- **AIM OF THE TASK**
Could the lines from the start of the data through the line with "function zip(xs, ys)" be set down exactly, with no pictures among them?

(Rows from a dataset of charts and code)
:::

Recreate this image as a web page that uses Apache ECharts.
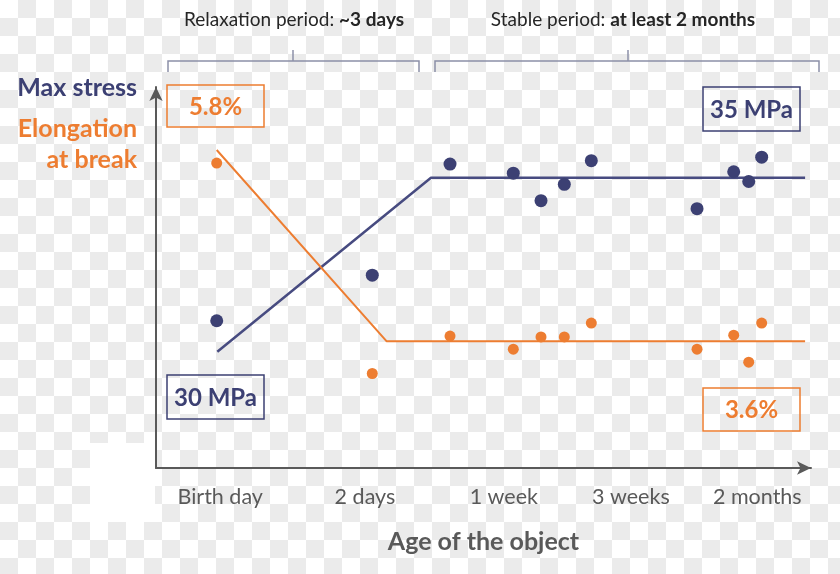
<!DOCTYPE html>
<html>
<head>
<meta charset="utf-8">
<script src="https://cdn.jsdelivr.net/npm/echarts@6/dist/echarts.min.js"></script>
<style>
html,body{margin:0;padding:0;}
body{width:840px;height:574px;background:repeating-conic-gradient(#ebebeb 0 25%, #ffffff 0 50%) 0 0/36px 36px;}
#chart{width:840px;height:574px;}
</style>
</head>
<body>
<div id="chart"></div>
<script>
// ---- data ----
var tickLabels = ['Birth day', '2 days', '1 week', '3 weeks', '2 months'];
var tickPos = [9.8, 31.9, 53.1, 72.5, 91.8];           // position of each age label on the age scale
var sampleAge = [9.27, 33.02, 44.89, 54.55, 58.78, 62.34, 66.46, 82.60, 88.20, 90.49, 92.47];
var maxStress = [30.89, 32.20, 35.39, 35.13, 34.34, 34.81, 35.49, 34.11, 35.17, 34.89, 35.59]; // MPa
var elongation = [5.65, 3.23, 3.66, 3.51, 3.65, 3.65, 3.81, 3.51, 3.67, 3.36, 3.81];          // %
var stressTrendAge = [9.36, 41.98, 99.1];
var stressTrend = [30, 35, 35];
var elongTrendAge = [9.27, 35.22, 99.1];
var elongTrend = [5.8, 3.6, 3.6];

var NAVY = '#3c4073', NAVY_LINE = '#474b80', ORANGE = '#ed7d31', GREY = '#595959';
var FONT = 'Lato, "Open Sans", sans-serif';

function zip(xs, ys) { return xs.map(function (x, i) { return [x, ys[i]]; }); }

var chart = echarts.init(document.getElementById('chart'), null, { renderer: 'canvas' });

function box(x, y, w, h, color, text) {
  return {
    type: 'group', children: [
      { type: 'rect', shape: { x: x, y: y, width: w, height: h },
        style: { fill: 'rgba(255,255,255,0)', stroke: color, lineWidth: 1.5 } },
      { type: 'text', x: x + w / 2, y: y + h / 2 + 1,
        style: { text: text, fill: color, font: 'bold 24px ' + FONT, align: 'center', verticalAlign: 'middle' } }
    ]
  };
}

var bracketColor = '#8c90a8';
var option = {
  backgroundColor: 'transparent',
  animation: false,
  grid: { left: 156, right: 29, top: 87, bottom: 106 },
  xAxis: {
    type: 'value', min: 0, max: 100,
    axisLine: { show: true, symbol: ['none', 'arrow'], symbolSize: [10, 14],
      lineStyle: { color: GREY, width: 2 } },
    axisTick: { show: false },
    splitLine: { show: false },
    axisLabel: {
      customValues: tickPos,
      formatter: function (v) {
        var i = tickPos.indexOf(v);
        return i >= 0 ? tickLabels[i] : '';
      },
      color: GREY, fontSize: 21.5, fontFamily: FONT, margin: 18
    },
    name: 'Age of the object', nameLocation: 'middle', nameGap: 61,
    nameTextStyle: { color: GREY, fontSize: 25, fontWeight: 'bold', fontFamily: FONT }
  },
  yAxis: [{
    type: 'value', min: 26.658, max: 37.606,
    axisLine: { show: true, symbol: ['none', 'arrow'], symbolSize: [10, 14],
      lineStyle: { color: GREY, width: 2 } },
    axisTick: { show: false }, axisLabel: { show: false }, splitLine: { show: false }
  }, {
    type: 'value', min: 2.143, max: 6.525, show: false,
    splitLine: { show: false }
  }],
  series: [{
    type: 'line', yAxisIndex: 0, data: zip(stressTrendAge, stressTrend), symbol: 'none',
    lineStyle: { color: NAVY_LINE, width: 2.5 }, z: 2
  }, {
    type: 'line', yAxisIndex: 1, data: zip(elongTrendAge, elongTrend), symbol: 'none',
    lineStyle: { color: ORANGE, width: 2 }, z: 2
  }, {
    type: 'scatter', yAxisIndex: 0, data: zip(sampleAge, maxStress), symbolSize: 13,
    itemStyle: { color: NAVY, opacity: 1 }, z: 3
  }, {
    type: 'scatter', yAxisIndex: 1, data: zip(sampleAge, elongation), symbolSize: 11,
    itemStyle: { color: ORANGE, opacity: 1 }, z: 3
  }],
  graphic: [
    { type: 'rect', z: -10, shape: { x: 90, y: 443, width: 65, height: 79 }, style: { fill: '#ffffff' } },
    { type: 'text', x: 294, y: 20, style: {
        text: '{n|Relaxation period: }{b|~3 days}', align: 'center', verticalAlign: 'middle',
        rich: { n: { font: '19px ' + FONT, fill: '#262626' }, b: { font: 'bold 19px ' + FONT, fill: '#262626' } } } },
    { type: 'text', x: 623, y: 20, style: {
        text: '{n|Stable period: }{b|at least 2 months}', align: 'center', verticalAlign: 'middle',
        rich: { n: { font: '19px ' + FONT, fill: '#262626' }, b: { font: 'bold 19px ' + FONT, fill: '#262626' } } } },
    { type: 'polyline', shape: { points: [[168, 72], [168, 61], [419, 61], [419, 72]] },
      style: { stroke: bracketColor, lineWidth: 1.5, fill: null } },
    { type: 'line', shape: { x1: 293, y1: 50, x2: 293, y2: 61 }, style: { stroke: bracketColor, lineWidth: 1.5 } },
    { type: 'polyline', shape: { points: [[435, 72], [435, 61], [819, 61], [819, 72]] },
      style: { stroke: bracketColor, lineWidth: 1.5, fill: null } },
    { type: 'line', shape: { x1: 628, y1: 50, x2: 628, y2: 61 }, style: { stroke: bracketColor, lineWidth: 1.5 } },
    { type: 'text', x: 137, y: 88, style: { text: 'Max stress', fill: NAVY, font: 'bold 25px ' + FONT, align: 'right', verticalAlign: 'middle' } },
    { type: 'text', x: 137, y: 129, style: { text: 'Elongation', fill: ORANGE, font: 'bold 25px ' + FONT, align: 'right', verticalAlign: 'middle' } },
    { type: 'text', x: 137, y: 160, style: { text: 'at break', fill: ORANGE, font: 'bold 25px ' + FONT, align: 'right', verticalAlign: 'middle' } },
    box(167, 85, 97, 42, ORANGE, '5.8%'),
    box(703, 87, 97, 44, NAVY, '35 MPa'),
    box(167, 375, 97, 44, NAVY, '30 MPa'),
    box(703, 388, 97, 43, ORANGE, '3.6%')
  ]
};
chart.setOption(option);
</script>
</body>
</html>
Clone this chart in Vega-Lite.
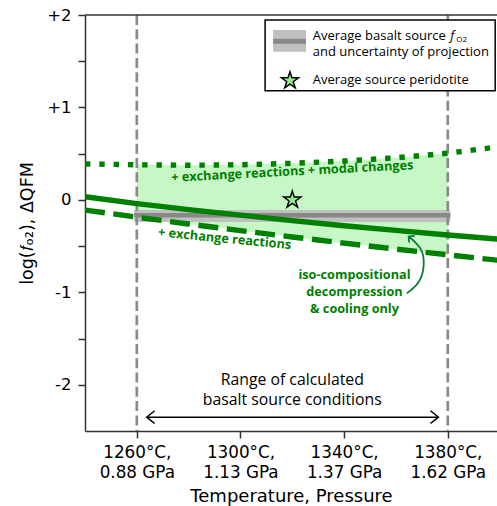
{
  "$schema": "https://vega.github.io/schema/vega-lite/v6.json",
  "width": 412,
  "height": 416,
  "autosize": {"type": "none"},
  "padding": {"left": 85, "top": 15, "right": 0, "bottom": 75},
  "background": "white",
  "config": {"view": {"stroke": null}, "font": "DejaVu Sans"},
  "datasets": {
    "curves": [
      {"T": 1240, "solid": 0.035, "dashed": -0.11, "dotted": 0.39},
      {"T": 1260, "solid": -0.04, "dashed": -0.187, "dotted": 0.38},
      {"T": 1280, "solid": -0.105, "dashed": -0.261, "dotted": 0.375},
      {"T": 1300, "solid": -0.165, "dashed": -0.332, "dotted": 0.38},
      {"T": 1320, "solid": -0.225, "dashed": -0.401, "dotted": 0.395},
      {"T": 1340, "solid": -0.28, "dashed": -0.468, "dotted": 0.42},
      {"T": 1360, "solid": -0.33, "dashed": -0.532, "dotted": 0.455},
      {"T": 1380, "solid": -0.38, "dashed": -0.594, "dotted": 0.505},
      {"T": 1400, "solid": -0.425, "dashed": -0.655, "dotted": 0.575}
    ],
    "bandrows": [{"T": 1259, "T2": 1381, "lo": -0.24, "hi": -0.11, "mid": -0.165}],
    "vlinerows": [{"T": 1260}, {"T": 1380}],
    "starrows": [{"T": 1320, "v": 0}],
    "topspine": [{"v": 2}],
    "legboxrows": [{"T": 1309.5, "T2": 1398.3, "v": 1.181, "v2": 1.946}],
    "legpatchrows": [{"T": 1312.6, "T2": 1325.3, "v": 1.603, "v2": 1.838, "mid": 1.717}],
    "legstarrows": [{"T": 1319.1, "v": 1.29}],
    "arrowrows": [{"T": 1263.8, "T2": 1376.4, "v": -2.35}],
    "curlrows": [
      {"i": 1, "T": 1364.2, "v": -1.011},
      {"i": 2, "T": 1368.5, "v": -0.899},
      {"i": 3, "T": 1370.6, "v": -0.737},
      {"i": 4, "T": 1370.1, "v": -0.564},
      {"i": 5, "T": 1367.4, "v": -0.456},
      {"i": 6, "T": 1364.9, "v": -0.396}
    ],
    "noterows": [
      {"kind": "leg", "T": 1327.9, "v": 1.733, "text": "Average basalt source"},
      {"kind": "leg", "T": 1327.9, "v": 1.56, "text": "and uncertainty of projection"},
      {"kind": "leg", "T": 1327.9, "v": 1.254, "text": "Average source peridotite"},
      {"kind": "legf", "T": 1381.0, "v": 1.733, "text": "f"},
      {"kind": "legsub", "T": 1383.3, "v": 1.705, "text": "O2"},
      {"kind": "g1", "T": 1320, "v": 0.307, "text": "+ exchange reactions + modal changes"},
      {"kind": "g2", "T": 1293.9, "v": -0.42, "text": "+ exchange reactions"},
      {"kind": "g3", "T": 1344, "v": -0.813, "text": "iso-compositional\ndecompression\n& cooling only"},
      {"kind": "range", "T": 1320, "v": -1.948, "text": "Range of calculated\nbasalt source conditions"}
    ]
  },
  "layer": [
    {
      "data": {"name": "curves"},
      "transform": [{"filter": "datum.T >= 1260 && datum.T <= 1380"}],
      "mark": {"type": "area", "color": "#90ee90", "opacity": 0.5},
      "encoding": {
        "x": {
          "field": "T", "type": "quantitative",
          "scale": {"domain": [1240, 1399], "nice": false, "zero": false},
          "title": "Temperature, Pressure",
          "axis": {
            "values": [1260, 1300, 1340, 1380],
            "labelExpr": "[datum.value + '°C,', datum.value == 1260 ? '0.88 GPa' : datum.value == 1300 ? '1.13 GPa' : datum.value == 1340 ? '1.37 GPa' : '1.62 GPa']",
            "labelFont": "DejaVu Sans", "labelFontSize": 16.8, "labelColor": "black",
            "labelLineHeight": 20.5, "labelPadding": 6,
            "labelAngle": 0, "labelFlush": false, "labelOverlap": false,
            "tickSize": 7, "tickWidth": 1.5, "tickColor": "#333",
            "domainColor": "#333", "domainWidth": 1.5,
            "grid": false,
            "titleFont": "DejaVu Sans", "titleFontSize": 18, "titleFontWeight": "normal", "titleColor": "black",
            "titleBaseline": "alphabetic", "titleY": 70
          }
        },
        "y": {
          "field": "dotted", "type": "quantitative",
          "scale": {"domain": [-2.5, 2], "nice": false, "zero": false},
          "title": "log(𝑓ₒ₂), ΔQFM",
          "axis": {
            "values": [-2, -1.5, -1, -0.5, 0, 0.5, 1, 1.5, 2],
            "labelExpr": "datum.value % 1 != 0 ? '' : datum.value > 0 ? '+' + datum.value : datum.value < 0 ? '-' + abs(datum.value) : '0'",
            "labelFont": "DejaVu Sans", "labelFontSize": 16.5, "labelColor": "black",
            "labelPadding": 7, "labelOverlap": false, "labelFlush": false,
            "tickSize": 7,
            "tickWidth": 1.5, "tickColor": "#333",
            "domainColor": "#333", "domainWidth": 1.5,
            "grid": false,
            "titleFont": "DejaVu Sans", "titleFontSize": 17.5, "titleFontWeight": "normal", "titleColor": "black",
            "titleX": -58, "titleBaseline": "middle"
          }
        },
        "y2": {"field": "dashed"}
      }
    },
    {
      "data": {"name": "bandrows"},
      "mark": {"type": "rect", "color": "#c0c0c0"},
      "encoding": {
        "x": {"field": "T", "type": "quantitative"},
        "x2": {"field": "T2"},
        "y": {"field": "lo", "type": "quantitative"},
        "y2": {"field": "hi"}
      }
    },
    {
      "data": {"name": "bandrows"},
      "mark": {"type": "rule", "color": "#888888", "strokeWidth": 4.5},
      "encoding": {
        "x": {"field": "T", "type": "quantitative"},
        "x2": {"field": "T2"},
        "y": {"field": "mid", "type": "quantitative"}
      }
    },
    {
      "data": {"name": "vlinerows"},
      "mark": {"type": "rule", "color": "#8a8a8a", "strokeWidth": 2.7, "strokeDash": [10, 4.3]},
      "encoding": {"x": {"field": "T", "type": "quantitative"}}
    },
    {
      "data": {"name": "curves"},
      "mark": {"type": "line", "color": "#008000", "strokeWidth": 5.4, "strokeDash": [5.4, 8.9], "strokeCap": "butt", "clip": true},
      "encoding": {
        "x": {"field": "T", "type": "quantitative"},
        "y": {"field": "dotted", "type": "quantitative"}
      }
    },
    {
      "data": {"name": "curves"},
      "mark": {"type": "line", "color": "#008000", "strokeWidth": 5.4, "strokeDash": [20, 8.6], "strokeCap": "butt", "clip": true},
      "encoding": {
        "x": {"field": "T", "type": "quantitative"},
        "y": {"field": "dashed", "type": "quantitative"}
      }
    },
    {
      "data": {"name": "curves"},
      "mark": {"type": "line", "color": "#008000", "strokeWidth": 5.4, "clip": true},
      "encoding": {
        "x": {"field": "T", "type": "quantitative"},
        "y": {"field": "solid", "type": "quantitative"}
      }
    },
    {
      "data": {"name": "starrows"},
      "mark": {"type": "point", "shape": "M0,-1L0.2245,-0.309L0.951,-0.309L0.3633,0.118L0.588,0.809L0,0.382L-0.588,0.809L-0.3633,0.118L-0.951,-0.309L-0.2245,-0.309Z", "size": 320, "filled": true, "fill": "#90ee90", "stroke": "black", "strokeWidth": 1.5, "opacity": 1},
      "encoding": {
        "x": {"field": "T", "type": "quantitative"},
        "y": {"field": "v", "type": "quantitative"}
      }
    },
    {
      "data": {"name": "topspine"},
      "mark": {"type": "rule", "color": "#333", "strokeWidth": 1.5},
      "encoding": {"y": {"field": "v", "type": "quantitative"}}
    },
    {
      "data": {"name": "legboxrows"},
      "mark": {"type": "rect", "fill": "white", "stroke": "black", "strokeWidth": 1.5},
      "encoding": {
        "x": {"field": "T", "type": "quantitative"},
        "x2": {"field": "T2"},
        "y": {"field": "v", "type": "quantitative"},
        "y2": {"field": "v2"}
      }
    },
    {
      "data": {"name": "legpatchrows"},
      "mark": {"type": "rect", "color": "#c0c0c0"},
      "encoding": {
        "x": {"field": "T", "type": "quantitative"},
        "x2": {"field": "T2"},
        "y": {"field": "v", "type": "quantitative"},
        "y2": {"field": "v2"}
      }
    },
    {
      "data": {"name": "legpatchrows"},
      "mark": {"type": "rule", "color": "#888888", "strokeWidth": 5},
      "encoding": {
        "x": {"field": "T", "type": "quantitative"},
        "x2": {"field": "T2"},
        "y": {"field": "mid", "type": "quantitative"}
      }
    },
    {
      "data": {"name": "legstarrows"},
      "mark": {"type": "point", "shape": "M0,-1L0.2245,-0.309L0.951,-0.309L0.3633,0.118L0.588,0.809L0,0.382L-0.588,0.809L-0.3633,0.118L-0.951,-0.309L-0.2245,-0.309Z", "size": 320, "filled": true, "fill": "#90ee90", "stroke": "black", "strokeWidth": 1.5, "opacity": 1},
      "encoding": {
        "x": {"field": "T", "type": "quantitative"},
        "y": {"field": "v", "type": "quantitative"}
      }
    },
    {
      "data": {"name": "noterows"},
      "transform": [{"filter": "datum.kind == 'leg'"}],
      "mark": {"type": "text", "font": "Open Sans", "fontSize": 13, "align": "left", "baseline": "alphabetic", "color": "black"},
      "encoding": {
        "x": {"field": "T", "type": "quantitative"},
        "y": {"field": "v", "type": "quantitative"},
        "text": {"field": "text"}
      }
    },
    {
      "data": {"name": "noterows"},
      "transform": [{"filter": "datum.kind == 'legf'"}],
      "mark": {"type": "text", "font": "Open Sans", "fontStyle": "italic", "fontSize": 13, "align": "left", "baseline": "alphabetic", "color": "black"},
      "encoding": {
        "x": {"field": "T", "type": "quantitative"},
        "y": {"field": "v", "type": "quantitative"},
        "text": {"field": "text"}
      }
    },
    {
      "data": {"name": "noterows"},
      "transform": [{"filter": "datum.kind == 'legsub'"}],
      "mark": {"type": "text", "font": "Open Sans", "fontSize": 8, "align": "left", "baseline": "alphabetic", "color": "black"},
      "encoding": {
        "x": {"field": "T", "type": "quantitative"},
        "y": {"field": "v", "type": "quantitative"},
        "text": {"field": "text"}
      }
    },
    {
      "data": {"name": "noterows"},
      "transform": [{"filter": "datum.kind == 'g1'"}],
      "mark": {"type": "text", "font": "Open Sans", "fontWeight": "bold", "fontSize": 12.7, "align": "center", "baseline": "middle", "color": "#008000", "angle": 357},
      "encoding": {
        "x": {"field": "T", "type": "quantitative"},
        "y": {"field": "v", "type": "quantitative"},
        "text": {"field": "text"}
      }
    },
    {
      "data": {"name": "noterows"},
      "transform": [{"filter": "datum.kind == 'g2'"}],
      "mark": {"type": "text", "font": "Open Sans", "fontWeight": "bold", "fontSize": 12.7, "align": "center", "baseline": "middle", "color": "#008000", "angle": 5.5},
      "encoding": {
        "x": {"field": "T", "type": "quantitative"},
        "y": {"field": "v", "type": "quantitative"},
        "text": {"field": "text"}
      }
    },
    {
      "data": {"name": "noterows"},
      "transform": [{"filter": "datum.kind == 'g3'"}],
      "mark": {"type": "text", "font": "Open Sans", "fontWeight": "bold", "fontSize": 12.7, "align": "center", "baseline": "middle", "color": "#008000", "lineBreak": "\n", "lineHeight": 17},
      "encoding": {
        "x": {"field": "T", "type": "quantitative"},
        "y": {"field": "v", "type": "quantitative"},
        "text": {"field": "text"}
      }
    },
    {
      "data": {"name": "noterows"},
      "transform": [{"filter": "datum.kind == 'range'"}],
      "mark": {"type": "text", "font": "Open Sans", "fontSize": 15.8, "align": "center", "baseline": "middle", "color": "black", "lineBreak": "\n", "lineHeight": 20.5},
      "encoding": {
        "x": {"field": "T", "type": "quantitative"},
        "y": {"field": "v", "type": "quantitative"},
        "text": {"field": "text"}
      }
    },
    {
      "data": {"name": "arrowrows"},
      "mark": {"type": "rule", "color": "black", "strokeWidth": 1.5},
      "encoding": {
        "x": {"field": "T", "type": "quantitative"},
        "x2": {"field": "T2"},
        "y": {"field": "v", "type": "quantitative"}
      }
    },
    {
      "data": {"name": "arrowrows"},
      "mark": {"type": "point", "shape": "M1,-0.8L0,0L1,0.8", "size": 256, "filled": false, "stroke": "black", "strokeWidth": 1.5, "opacity": 1},
      "encoding": {
        "x": {"field": "T", "type": "quantitative"},
        "y": {"field": "v", "type": "quantitative"}
      }
    },
    {
      "data": {"name": "arrowrows"},
      "mark": {"type": "point", "shape": "M-1,-0.8L0,0L-1,0.8", "size": 256, "filled": false, "stroke": "black", "strokeWidth": 1.5, "opacity": 1},
      "encoding": {
        "x": {"field": "T2", "type": "quantitative"},
        "y": {"field": "v", "type": "quantitative"}
      }
    },
    {
      "data": {"name": "curlrows"},
      "mark": {"type": "line", "color": "#0a7a3c", "strokeWidth": 1.8, "interpolate": "natural"},
      "encoding": {
        "x": {"field": "T", "type": "quantitative"},
        "y": {"field": "v", "type": "quantitative"},
        "order": {"field": "i", "type": "quantitative"}
      }
    },
    {
      "data": {"name": "curlrows"},
      "transform": [{"filter": "datum.i == 6"}],
      "mark": {"type": "point", "shape": "M-1,1L0,0L1,1", "size": 72, "filled": false, "stroke": "#0a7a3c", "strokeWidth": 1.8, "opacity": 1, "angle": 310},
      "encoding": {
        "x": {"field": "T", "type": "quantitative"},
        "y": {"field": "v", "type": "quantitative"}
      }
    }
  ]
}
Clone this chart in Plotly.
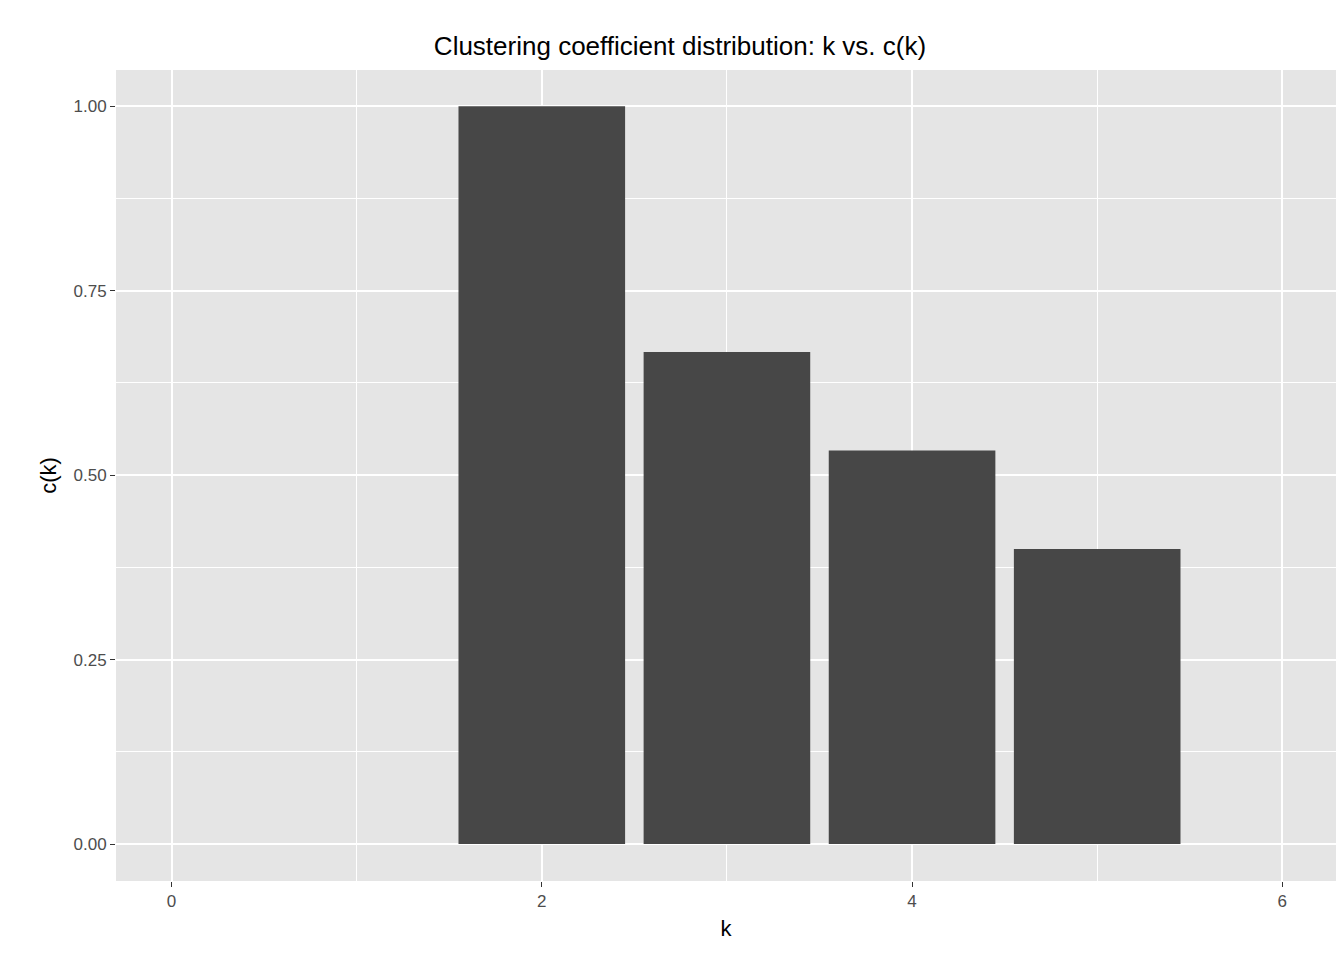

:::

- **WRITTEN SOLUTION**
Recreate this image as a web page that uses Apache ECharts.
<!DOCTYPE html>
<html>
<head>
<meta charset="utf-8">
<script src="https://cdn.jsdelivr.net/npm/echarts@6/dist/echarts.min.js"></script>
<style>
html,body{margin:0;padding:0;}
body{width:840px;height:574px;background:repeating-conic-gradient(#ebebeb 0 25%, #ffffff 0 50%) 0 0/36px 36px;}
#chart{width:840px;height:574px;}
</style>
</head>
<body>
<div id="chart"></div>
<script>
// ---- data ----
var tickLabels = ['Birth day', '2 days', '1 week', '3 weeks', '2 months'];
var tickPos = [9.8, 31.9, 53.1, 72.5, 91.8];           // position of each age label on the age scale
var sampleAge = [9.27, 33.02, 44.89, 54.55, 58.78, 62.34, 66.46, 82.60, 88.20, 90.49, 92.47];
var maxStress = [30.89, 32.20, 35.39, 35.13, 34.34, 34.81, 35.49, 34.11, 35.17, 34.89, 35.59]; // MPa
var elongation = [5.65, 3.23, 3.66, 3.51, 3.65, 3.65, 3.81, 3.51, 3.67, 3.36, 3.81];          // %
var stressTrendAge = [9.36, 41.98, 99.1];
var stressTrend = [30, 35, 35];
var elongTrendAge = [9.27, 35.22, 99.1];
var elongTrend = [5.8, 3.6, 3.6];

var NAVY = '#3c4073', NAVY_LINE = '#474b80', ORANGE = '#ed7d31', GREY = '#595959';
var FONT = 'Lato, "Open Sans", sans-serif';

function zip(xs, ys) { return xs.map(function (x, i) { return [x, ys[i]]; }); }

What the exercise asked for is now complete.